En l’espèce, le créancier cessionnaire limite ses conclusions à sa propre créance colloquée. Si l’on suit strictement l’interprétation que donne le Tribunal fédéral à l’art. 260 LP, l’action conserve sa finalité collective. En effet, même si elle profite exclusivement au créancier cessionnaire, celle-ci repose sur une prétention de la masse.  

Toutefois, l’abus de droit (art. 2 al. 2 CC) consiste en l’utilisation d’une institution juridique d’une manière contraire à son but. Or, en l’espèce, hormis une créance accessoire de CHF 74, le créancier cessionnaire est le seul créancier colloqué. Dès lors qu’il est pratiquement la seule personne qui compose la masse, l’action ne vise plus que la seule satisfaction d’un intérêt individuel. De plus, le créancier cessionnaire adopte une position contradictoire : en cas de défense de la société par l’administrateur, le créancier cessionnaire se serait trouvé dans une position moins favorable que celle qu’il occupe grâce au manquement même qu’il reproche à l’administrateur. L’administrateur reproche donc un manquement sans lequel il n’aurait pas la qualité pour agir, puisqu’il ne serait pas titulaire de la créance. Par conséquent, selon nous, l’action intentée par le créancier détourne l’art. 260 LP de son but et peut être qualifiée d’abus de droit, contrairement à l’appréciation de l’Obergericht. 

ii) Une omission peut-elle être qualifiée de décision de gestion ? 

Le Tribunal fédéral analyse la condition du manquement au devoir de diligence (art. 717 CO) en appliquant la business judgment rule. Or, cette règle ne s’applique que lorsqu’on se trouve face à une décision de gestion (business decision). Le Tribunal fédéral indique que la qualification d’une omission en tant que décision de gestion prête à discussion, mais n’examine pas la question plus en profondeur dans cet arrêt. 

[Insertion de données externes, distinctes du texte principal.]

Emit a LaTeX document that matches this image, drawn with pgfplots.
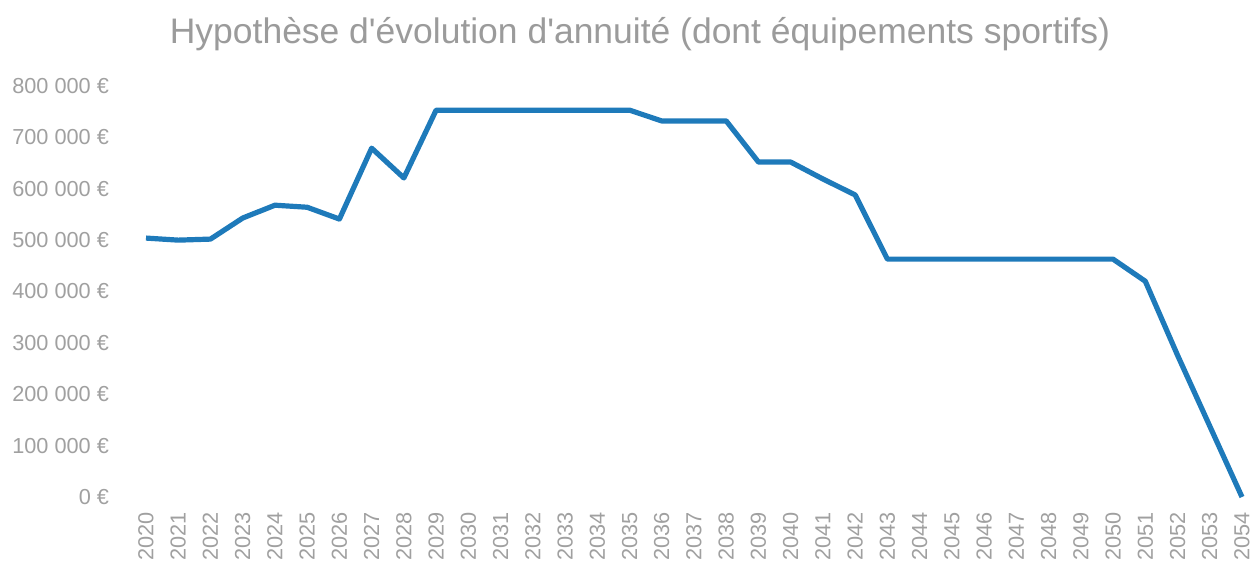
\documentclass[border=0pt]{standalone}
\usepackage{pgfplots}
\pgfplotsset{compat=1.18}
\usepackage{fontspec}
\setmainfont{Liberation Sans}
\definecolor{lab}{RGB}{160,160,160}
\definecolor{tit}{RGB}{155,155,155}
\definecolor{line}{RGB}{30,122,186}
\begin{document}
\begin{tikzpicture}
\begin{axis}[
  scale only axis, width=548bp, height=205.5bp,
  xmin=2020, xmax=2054, ymin=0, ymax=800000,
  clip=false,
  axis line style={draw=none},
  major tick length=0pt,
  xtick={2020,2021,2022,2023,2024,2025,2026,2027,2028,2029,2030,2031,2032,2033,2034,2035,2036,2037,2038,2039,2040,2041,2042,2043,2044,2045,2046,2047,2048,2049,2050,2051,2052,2053,2054},
  xticklabels={2020,2021,2022,2023,2024,2025,2026,2027,2028,2029,2030,2031,2032,2033,2034,2035,2036,2037,2038,2039,2040,2041,2042,2043,2044,2045,2046,2047,2048,2049,2050,2051,2052,2053,2054},
  x tick label style={rotate=90, anchor=east, font=\fontsize{10.9}{12}\selectfont, text=lab},
  xticklabel shift=4bp,
  ytick={0,100000,200000,300000,400000,500000,600000,700000,800000},
  yticklabels={0 €,100 000 €,200 000 €,300 000 €,400 000 €,500 000 €,600 000 €,700 000 €,800 000 €},
  y tick label style={anchor=east, font=\fontsize{10.9}{12}\selectfont, text=lab},
  yticklabel shift=15bp,
  scaled y ticks=false,
]
\addplot[line, line width=2.6bp, line join=round] coordinates {
(2020,504000) (2021,500000) (2022,502000) (2023,543000) (2024,568000)
(2025,564000) (2026,541000) (2027,679000) (2028,621000) (2029,753000)
(2030,753000) (2031,753000) (2032,753000) (2033,753000) (2034,753000)
(2035,753000) (2036,732000) (2037,732000) (2038,732000) (2039,652000)
(2040,652000) (2041,619000) (2042,588000) (2043,463000) (2044,463000)
(2045,463000) (2046,463000) (2047,463000) (2048,463000) (2049,463000)
(2050,463000) (2051,420000) (2052,276000) (2053,138000) (2054,0)
};
\node[font=\fontsize{17.8}{20}\selectfont, text=tit, anchor=base] at ([xshift=-27bp,yshift=21.5bp]rel axis cs:0.5,1) {Hypoth\`ese d\textquotesingle\'evolution d\textquotesingle annuit\'e (dont \'equipements sportifs)};
\end{axis}
\pgfresetboundingbox
\path[use as bounding box] (-73bp,-34bp) rectangle (552.5bp,248.5bp);
\end{tikzpicture}
\end{document}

Dans sa jurisprudence antérieure, le Tribunal fédéral avait affirmé qu’une décision de gestion devait en principe être prise activement, nécessitant l’exercice d’un pouvoir d’appréciation des organes. Il avait toutefois relevé qu’une omission pouvait également constituer une décision de gestion lorsque l’organe choisit consciemment de rester inactif (cf. TF, 4A_603/2014, c. 7.7.2 ; v. ég. Böckli, Schweizer Aktienrecht, 2022, § 16 N 263). En l’espèce, l’administrateur explique avoir volontairement renoncé à défendre la société en raison de son absence de moyens financiers et de son absence de couverture d’assurance. Son choix était donc conscient et l’omission constitue une décision de gestion. 

iii) La notion de « processus décisionnel irréprochable »  

Le Tribunal fédéral considère que les conditions pour retenir la business judgment rule ne sont pas remplies. En effet, l’administrateur n’a pas démontré avoir pris sa décision à la suite d’un processus décisionnel irréprochable. Selon la jurisprudence, l’exigence d’un processus décisionnel irréprochable n’est pas remplie en cas d’absence de décision formelle du conseil d’administration et de manque de délibération au sein de celui-ci (cf. TF, 4A_97/2013, c. 5.2). 

D’après la doctrine, l’organe doit établir qu’il a effectué une pondération des avantages et des inconvénients et une évaluation des risques au cours d’un processus décisionnel formel et documenté (cf. Böckli, op. cit., § 16 N 265).  

En l’espèce, l’administrateur a justifié son inaction par le manque de moyens financiers de la société. Il a ainsi centré son argumentation sur le bien-fondé de sa décision. Or, comme le relève le Tribunal fédéral en se fondant sur la doctrine, l’administrateur aurait dû établir qu’une évaluation des risques avait été effectuée. Cela supposait une analyse des différentes options envisageables et de leurs conséquences financières. Cet arrêt contribue donc à affiner l’exigence du processus décisionnel irréprochable, en soulignant l’importance de la pondération des risques, indépendamment du bien-fondé de la décision (pour plus de détails, cf. Beeler/Bättig, Haftung des Verwaltungsrates wegen unterlassener Prozessführung, Besprechung von BGer, 4A_506/2024, PJA 2025).